[Begin]

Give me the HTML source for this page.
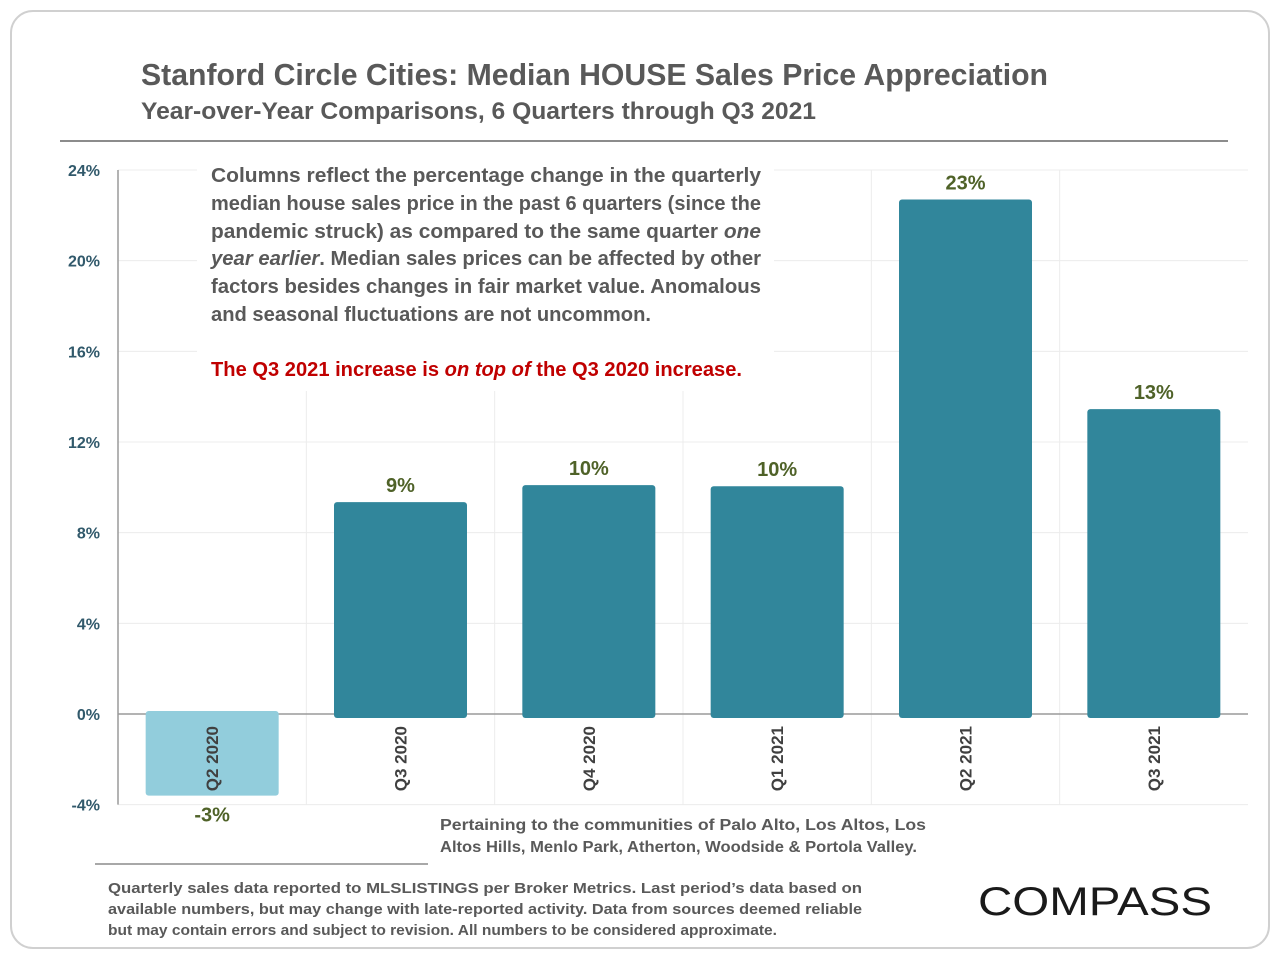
<!DOCTYPE html>
<html><head><meta charset="utf-8"><style>
body{margin:0;background:#fff;}
svg{display:block;font-family:"Liberation Sans",sans-serif;font-weight:bold;}
</style></head><body>
<svg id="chart" width="1280" height="960" viewBox="0 0 1280 960">
<rect x="11" y="11" width="1258" height="937" rx="22" fill="#fff" stroke="#d0d0d0" stroke-width="2"/>
<text x="141" y="85" font-size="31" fill="#595959" textLength="907" lengthAdjust="spacingAndGlyphs">Stanford Circle Cities: Median HOUSE Sales Price Appreciation</text>
<text x="141" y="119" font-size="24" fill="#595959" textLength="675" lengthAdjust="spacingAndGlyphs">Year-over-Year Comparisons, 6 Quarters through Q3 2021</text>
<line x1="60" y1="141" x2="1228" y2="141" stroke="#8c8c8c" stroke-width="2"/>
<g id="grid"></g>
<g id="bars"></g>
<rect x="197" y="158" width="577" height="233" fill="#fff"/>
<g font-size="20" fill="#595959">
<text x="211" y="182" textLength="550" lengthAdjust="spacingAndGlyphs">Columns reflect the percentage change in the quarterly</text>
<text x="211" y="210" textLength="550" lengthAdjust="spacingAndGlyphs">median house sales price in the past 6 quarters (since the</text>
<text x="211" y="238" textLength="550" lengthAdjust="spacingAndGlyphs">pandemic struck) as compared to the same quarter <tspan font-style="italic">one</tspan></text>
<text x="211" y="265" textLength="550" lengthAdjust="spacingAndGlyphs"><tspan font-style="italic">year earlier</tspan>. Median sales prices can be affected by other</text>
<text x="211" y="293" textLength="550" lengthAdjust="spacingAndGlyphs">factors besides changes in fair market value. Anomalous</text>
<text x="211" y="321" textLength="440" lengthAdjust="spacingAndGlyphs">and seasonal fluctuations are not uncommon.</text>
<text x="211" y="376" fill="#c00000" textLength="531" lengthAdjust="spacingAndGlyphs">The Q3 2021 increase is <tspan font-style="italic">on top of</tspan> the Q3 2020 increase.</text>
</g>
<g font-size="16" fill="#595959">
<text x="440" y="830" textLength="486" lengthAdjust="spacingAndGlyphs">Pertaining to the communities of Palo Alto, Los Altos, Los</text>
<text x="440" y="852" textLength="477" lengthAdjust="spacingAndGlyphs">Altos Hills, Menlo Park, Atherton, Woodside &amp; Portola Valley.</text>
</g>
<line x1="95" y1="864" x2="428" y2="864" stroke="#8c8c8c" stroke-width="1.5"/>
<g font-size="15" fill="#595959">
<text x="108" y="893" textLength="754" lengthAdjust="spacingAndGlyphs">Quarterly sales data reported to MLSLISTINGS per Broker Metrics. Last period’s data based on</text>
<text x="108" y="914" textLength="754" lengthAdjust="spacingAndGlyphs">available numbers, but may change with late-reported activity. Data from sources deemed reliable</text>
<text x="108" y="935" textLength="669" lengthAdjust="spacingAndGlyphs">but may contain errors and subject to revision. All numbers to be considered approximate.</text>
</g>
<text x="978" y="915" font-size="40" font-weight="normal" fill="#1a1a1a" textLength="234" lengthAdjust="spacingAndGlyphs">COMPASS</text>
</svg>
<script>
const categories=["Q2 2020","Q3 2020","Q4 2020","Q1 2021","Q2 2021","Q3 2021"];
const values=[-3.6,9.35,10.1,10.05,22.7,13.45];
const valueLabels=["-3%","9%","10%","10%","23%","13%"];
const yTicks=[-4,0,4,8,12,16,20,24];
const yTickLabels=["-4%","0%","4%","8%","12%","16%","20%","24%"];
const NS="http://www.w3.org/2000/svg";
const L=118,R=1248,y0=714,pxPer=22.667;
const bw=(R-L)/categories.length;
function y(v){return y0-v*pxPer;}
function x(i){return L+i*bw;}
function mk(t,a,p){const e=document.createElementNS(NS,t);for(const k in a)e.setAttribute(k,a[k]);p.appendChild(e);return e;}
const grid=document.getElementById('grid'),bars=document.getElementById('bars');
yTicks.forEach((t,i)=>{
 if(t!==0){const g=mk('line',{x1:L,x2:R,y1:y(t),y2:y(t),stroke:'#ececec','stroke-width':1},grid);
 
 }
 const tx=mk('text',{x:100,y:y(t)+6,'text-anchor':'end','font-size':16,fill:'#31596b'},grid);
 tx.textContent=yTickLabels[i];
 
 
});
for(let i=1;i<categories.length;i++){const v=mk('line',{x1:x(i),x2:x(i),y1:y(yTicks[yTicks.length-1]),y2:y(yTicks[0]),stroke:'#ececec','stroke-width':1},grid);
 
 }
const ax=mk('line',{x1:L,x2:L,y1:y(24),y2:y(-4),stroke:'#9a9a9a','stroke-width':1.5},grid);


const zl=mk('line',{x1:L,x2:R,y1:y0,y2:y0,stroke:'#9a9a9a','stroke-width':1.5},grid);


categories.forEach((c,i)=>{
 const v=values[i],cx=x(i)+bw/2,w=133;
 const top=v>=0?y(v):y(0)-3,bot=v>=0?y(0)+4:y(v);
 const b=mk('rect',{x:cx-w/2,y:top,width:w,height:bot-top,rx:3,fill:v>=0?'#31869b':'#92cddc'},bars);
 
 
 const lt=mk('text',{x:cx,y:v>=0?y(v)-10:y(v)+26,'text-anchor':'middle','font-size':20,fill:'#4f6228'},bars);
 lt.textContent=valueLabels[i];
 
 
 const ct=mk('text',{x:0,y:0,'text-anchor':'end','font-size':17,fill:'#404040',transform:`translate(${cx+6},${y0+12}) rotate(-90)`},bars);
 ct.textContent=c;
 
 
});
</script>
</body></html>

[End]

#### [What is needed]
Quote the preceding listing precisely and completely, omitting its images.

#### [Answer to this task]
Give me the HTML source for this page.
<!DOCTYPE html>
<html><head><meta charset="utf-8"><style>
body{margin:0;background:#fff;}
svg{display:block;font-family:"Liberation Sans",sans-serif;font-weight:bold;}
</style></head><body>
<svg id="chart" width="1280" height="960" viewBox="0 0 1280 960">
<rect x="11" y="11" width="1258" height="937" rx="22" fill="#fff" stroke="#d0d0d0" stroke-width="2"/>
<text x="141" y="85" font-size="31" fill="#595959" textLength="907" lengthAdjust="spacingAndGlyphs">Stanford Circle Cities: Median HOUSE Sales Price Appreciation</text>
<text x="141" y="119" font-size="24" fill="#595959" textLength="675" lengthAdjust="spacingAndGlyphs">Year-over-Year Comparisons, 6 Quarters through Q3 2021</text>
<line x1="60" y1="141" x2="1228" y2="141" stroke="#8c8c8c" stroke-width="2"/>
<g id="grid"></g>
<g id="bars"></g>
<rect x="197" y="158" width="577" height="233" fill="#fff"/>
<g font-size="20" fill="#595959">
<text x="211" y="182" textLength="550" lengthAdjust="spacingAndGlyphs">Columns reflect the percentage change in the quarterly</text>
<text x="211" y="210" textLength="550" lengthAdjust="spacingAndGlyphs">median house sales price in the past 6 quarters (since the</text>
<text x="211" y="238" textLength="550" lengthAdjust="spacingAndGlyphs">pandemic struck) as compared to the same quarter <tspan font-style="italic">one</tspan></text>
<text x="211" y="265" textLength="550" lengthAdjust="spacingAndGlyphs"><tspan font-style="italic">year earlier</tspan>. Median sales prices can be affected by other</text>
<text x="211" y="293" textLength="550" lengthAdjust="spacingAndGlyphs">factors besides changes in fair market value. Anomalous</text>
<text x="211" y="321" textLength="440" lengthAdjust="spacingAndGlyphs">and seasonal fluctuations are not uncommon.</text>
<text x="211" y="376" fill="#c00000" textLength="531" lengthAdjust="spacingAndGlyphs">The Q3 2021 increase is <tspan font-style="italic">on top of</tspan> the Q3 2020 increase.</text>
</g>
<g font-size="16" fill="#595959">
<text x="440" y="830" textLength="486" lengthAdjust="spacingAndGlyphs">Pertaining to the communities of Palo Alto, Los Altos, Los</text>
<text x="440" y="852" textLength="477" lengthAdjust="spacingAndGlyphs">Altos Hills, Menlo Park, Atherton, Woodside &amp; Portola Valley.</text>
</g>
<line x1="95" y1="864" x2="428" y2="864" stroke="#8c8c8c" stroke-width="1.5"/>
<g font-size="15" fill="#595959">
<text x="108" y="893" textLength="754" lengthAdjust="spacingAndGlyphs">Quarterly sales data reported to MLSLISTINGS per Broker Metrics. Last period’s data based on</text>
<text x="108" y="914" textLength="754" lengthAdjust="spacingAndGlyphs">available numbers, but may change with late-reported activity. Data from sources deemed reliable</text>
<text x="108" y="935" textLength="669" lengthAdjust="spacingAndGlyphs">but may contain errors and subject to revision. All numbers to be considered approximate.</text>
</g>
<text x="978" y="915" font-size="40" font-weight="normal" fill="#1a1a1a" textLength="234" lengthAdjust="spacingAndGlyphs">COMPASS</text>
</svg>
<script>
const categories=["Q2 2020","Q3 2020","Q4 2020","Q1 2021","Q2 2021","Q3 2021"];
const values=[-3.6,9.35,10.1,10.05,22.7,13.45];
const valueLabels=["-3%","9%","10%","10%","23%","13%"];
const yTicks=[-4,0,4,8,12,16,20,24];
const yTickLabels=["-4%","0%","4%","8%","12%","16%","20%","24%"];
const NS="http://www.w3.org/2000/svg";
const L=118,R=1248,y0=714,pxPer=22.667;
const bw=(R-L)/categories.length;
function y(v){return y0-v*pxPer;}
function x(i){return L+i*bw;}
function mk(t,a,p){const e=document.createElementNS(NS,t);for(const k in a)e.setAttribute(k,a[k]);p.appendChild(e);return e;}
const grid=document.getElementById('grid'),bars=document.getElementById('bars');
yTicks.forEach((t,i)=>{
 if(t!==0){const g=mk('line',{x1:L,x2:R,y1:y(t),y2:y(t),stroke:'#ececec','stroke-width':1},grid);
 
 }
 const tx=mk('text',{x:100,y:y(t)+6,'text-anchor':'end','font-size':16,fill:'#31596b'},grid);
 tx.textContent=yTickLabels[i];
 
 
});
for(let i=1;i<categories.length;i++){const v=mk('line',{x1:x(i),x2:x(i),y1:y(yTicks[yTicks.length-1]),y2:y(yTicks[0]),stroke:'#ececec','stroke-width':1},grid);
 
 }
const ax=mk('line',{x1:L,x2:L,y1:y(24),y2:y(-4),stroke:'#9a9a9a','stroke-width':1.5},grid);


const zl=mk('line',{x1:L,x2:R,y1:y0,y2:y0,stroke:'#9a9a9a','stroke-width':1.5},grid);


categories.forEach((c,i)=>{
 const v=values[i],cx=x(i)+bw/2,w=133;
 const top=v>=0?y(v):y(0)-3,bot=v>=0?y(0)+4:y(v);
 const b=mk('rect',{x:cx-w/2,y:top,width:w,height:bot-top,rx:3,fill:v>=0?'#31869b':'#92cddc'},bars);
 
 
 const lt=mk('text',{x:cx,y:v>=0?y(v)-10:y(v)+26,'text-anchor':'middle','font-size':20,fill:'#4f6228'},bars);
 lt.textContent=valueLabels[i];
 
 
 const ct=mk('text',{x:0,y:0,'text-anchor':'end','font-size':17,fill:'#404040',transform:`translate(${cx+6},${y0+12}) rotate(-90)`},bars);
 ct.textContent=c;
 
 
});
</script>
</body></html>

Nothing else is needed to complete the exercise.